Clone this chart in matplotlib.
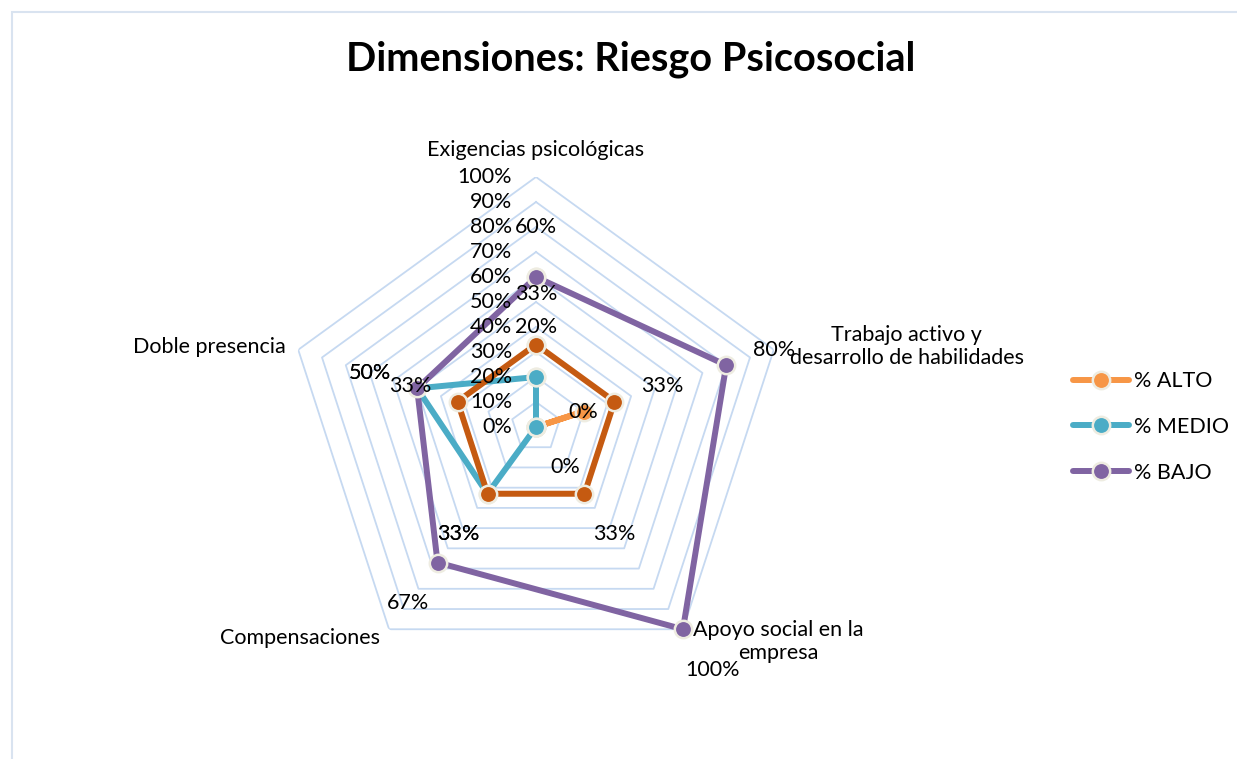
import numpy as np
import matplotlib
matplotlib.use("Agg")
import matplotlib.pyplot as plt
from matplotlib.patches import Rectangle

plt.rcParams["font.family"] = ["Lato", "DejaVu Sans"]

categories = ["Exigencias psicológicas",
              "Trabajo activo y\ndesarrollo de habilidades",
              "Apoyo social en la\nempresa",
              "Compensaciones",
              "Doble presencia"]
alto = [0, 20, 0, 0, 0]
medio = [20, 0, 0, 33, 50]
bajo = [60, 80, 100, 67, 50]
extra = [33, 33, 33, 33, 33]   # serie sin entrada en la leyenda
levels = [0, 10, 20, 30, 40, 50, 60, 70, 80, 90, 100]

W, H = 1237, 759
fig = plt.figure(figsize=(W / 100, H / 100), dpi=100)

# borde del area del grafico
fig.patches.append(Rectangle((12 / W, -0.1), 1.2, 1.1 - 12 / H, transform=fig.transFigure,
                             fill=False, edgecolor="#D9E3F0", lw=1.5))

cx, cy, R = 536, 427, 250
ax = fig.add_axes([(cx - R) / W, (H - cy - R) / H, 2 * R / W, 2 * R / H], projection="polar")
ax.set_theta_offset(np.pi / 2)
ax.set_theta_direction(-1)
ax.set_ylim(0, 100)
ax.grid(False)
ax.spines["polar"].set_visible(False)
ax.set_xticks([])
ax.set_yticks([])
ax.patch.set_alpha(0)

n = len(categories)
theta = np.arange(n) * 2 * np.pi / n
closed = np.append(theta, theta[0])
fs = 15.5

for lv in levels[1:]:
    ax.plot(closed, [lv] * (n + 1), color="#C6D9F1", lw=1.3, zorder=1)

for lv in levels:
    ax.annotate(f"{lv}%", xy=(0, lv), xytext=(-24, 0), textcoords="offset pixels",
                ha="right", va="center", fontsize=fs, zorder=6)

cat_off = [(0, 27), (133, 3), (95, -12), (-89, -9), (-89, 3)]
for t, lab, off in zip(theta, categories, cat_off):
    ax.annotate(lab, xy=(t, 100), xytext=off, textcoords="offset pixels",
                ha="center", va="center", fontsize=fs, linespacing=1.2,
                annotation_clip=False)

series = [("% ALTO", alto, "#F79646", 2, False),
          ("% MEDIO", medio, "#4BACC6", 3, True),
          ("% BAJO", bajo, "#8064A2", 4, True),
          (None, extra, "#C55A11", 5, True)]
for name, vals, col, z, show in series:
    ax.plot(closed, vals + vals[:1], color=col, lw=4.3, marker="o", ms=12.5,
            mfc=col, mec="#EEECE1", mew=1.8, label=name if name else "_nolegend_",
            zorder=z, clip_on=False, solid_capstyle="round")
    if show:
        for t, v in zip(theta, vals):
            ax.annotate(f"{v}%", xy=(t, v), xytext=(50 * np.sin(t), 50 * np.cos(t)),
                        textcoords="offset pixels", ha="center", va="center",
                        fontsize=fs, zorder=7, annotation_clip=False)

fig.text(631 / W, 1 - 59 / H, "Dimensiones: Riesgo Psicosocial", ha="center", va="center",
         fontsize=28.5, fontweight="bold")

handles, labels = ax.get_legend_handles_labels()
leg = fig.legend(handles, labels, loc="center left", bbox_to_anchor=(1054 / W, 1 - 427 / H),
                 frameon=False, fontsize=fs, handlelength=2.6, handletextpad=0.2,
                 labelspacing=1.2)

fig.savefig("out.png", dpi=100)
____________________
◆ Set task
Write out the full listing verbatim, excluding its pictures.

◆ Worked answer
Clone this chart in matplotlib.
import numpy as np
import matplotlib
matplotlib.use("Agg")
import matplotlib.pyplot as plt
from matplotlib.patches import Rectangle

plt.rcParams["font.family"] = ["Lato", "DejaVu Sans"]

categories = ["Exigencias psicológicas",
              "Trabajo activo y\ndesarrollo de habilidades",
              "Apoyo social en la\nempresa",
              "Compensaciones",
              "Doble presencia"]
alto = [0, 20, 0, 0, 0]
medio = [20, 0, 0, 33, 50]
bajo = [60, 80, 100, 67, 50]
extra = [33, 33, 33, 33, 33]   # serie sin entrada en la leyenda
levels = [0, 10, 20, 30, 40, 50, 60, 70, 80, 90, 100]

W, H = 1237, 759
fig = plt.figure(figsize=(W / 100, H / 100), dpi=100)

# borde del area del grafico
fig.patches.append(Rectangle((12 / W, -0.1), 1.2, 1.1 - 12 / H, transform=fig.transFigure,
                             fill=False, edgecolor="#D9E3F0", lw=1.5))

cx, cy, R = 536, 427, 250
ax = fig.add_axes([(cx - R) / W, (H - cy - R) / H, 2 * R / W, 2 * R / H], projection="polar")
ax.set_theta_offset(np.pi / 2)
ax.set_theta_direction(-1)
ax.set_ylim(0, 100)
ax.grid(False)
ax.spines["polar"].set_visible(False)
ax.set_xticks([])
ax.set_yticks([])
ax.patch.set_alpha(0)

n = len(categories)
theta = np.arange(n) * 2 * np.pi / n
closed = np.append(theta, theta[0])
fs = 15.5

for lv in levels[1:]:
    ax.plot(closed, [lv] * (n + 1), color="#C6D9F1", lw=1.3, zorder=1)

for lv in levels:
    ax.annotate(f"{lv}%", xy=(0, lv), xytext=(-24, 0), textcoords="offset pixels",
                ha="right", va="center", fontsize=fs, zorder=6)

cat_off = [(0, 27), (133, 3), (95, -12), (-89, -9), (-89, 3)]
for t, lab, off in zip(theta, categories, cat_off):
    ax.annotate(lab, xy=(t, 100), xytext=off, textcoords="offset pixels",
                ha="center", va="center", fontsize=fs, linespacing=1.2,
                annotation_clip=False)

series = [("% ALTO", alto, "#F79646", 2, False),
          ("% MEDIO", medio, "#4BACC6", 3, True),
          ("% BAJO", bajo, "#8064A2", 4, True),
          (None, extra, "#C55A11", 5, True)]
for name, vals, col, z, show in series:
    ax.plot(closed, vals + vals[:1], color=col, lw=4.3, marker="o", ms=12.5,
            mfc=col, mec="#EEECE1", mew=1.8, label=name if name else "_nolegend_",
            zorder=z, clip_on=False, solid_capstyle="round")
    if show:
        for t, v in zip(theta, vals):
            ax.annotate(f"{v}%", xy=(t, v), xytext=(50 * np.sin(t), 50 * np.cos(t)),
                        textcoords="offset pixels", ha="center", va="center",
                        fontsize=fs, zorder=7, annotation_clip=False)

fig.text(631 / W, 1 - 59 / H, "Dimensiones: Riesgo Psicosocial", ha="center", va="center",
         fontsize=28.5, fontweight="bold")

handles, labels = ax.get_legend_handles_labels()
leg = fig.legend(handles, labels, loc="center left", bbox_to_anchor=(1054 / W, 1 - 427 / H),
                 frameon=False, fontsize=fs, handlelength=2.6, handletextpad=0.2,
                 labelspacing=1.2)

fig.savefig("out.png", dpi=100)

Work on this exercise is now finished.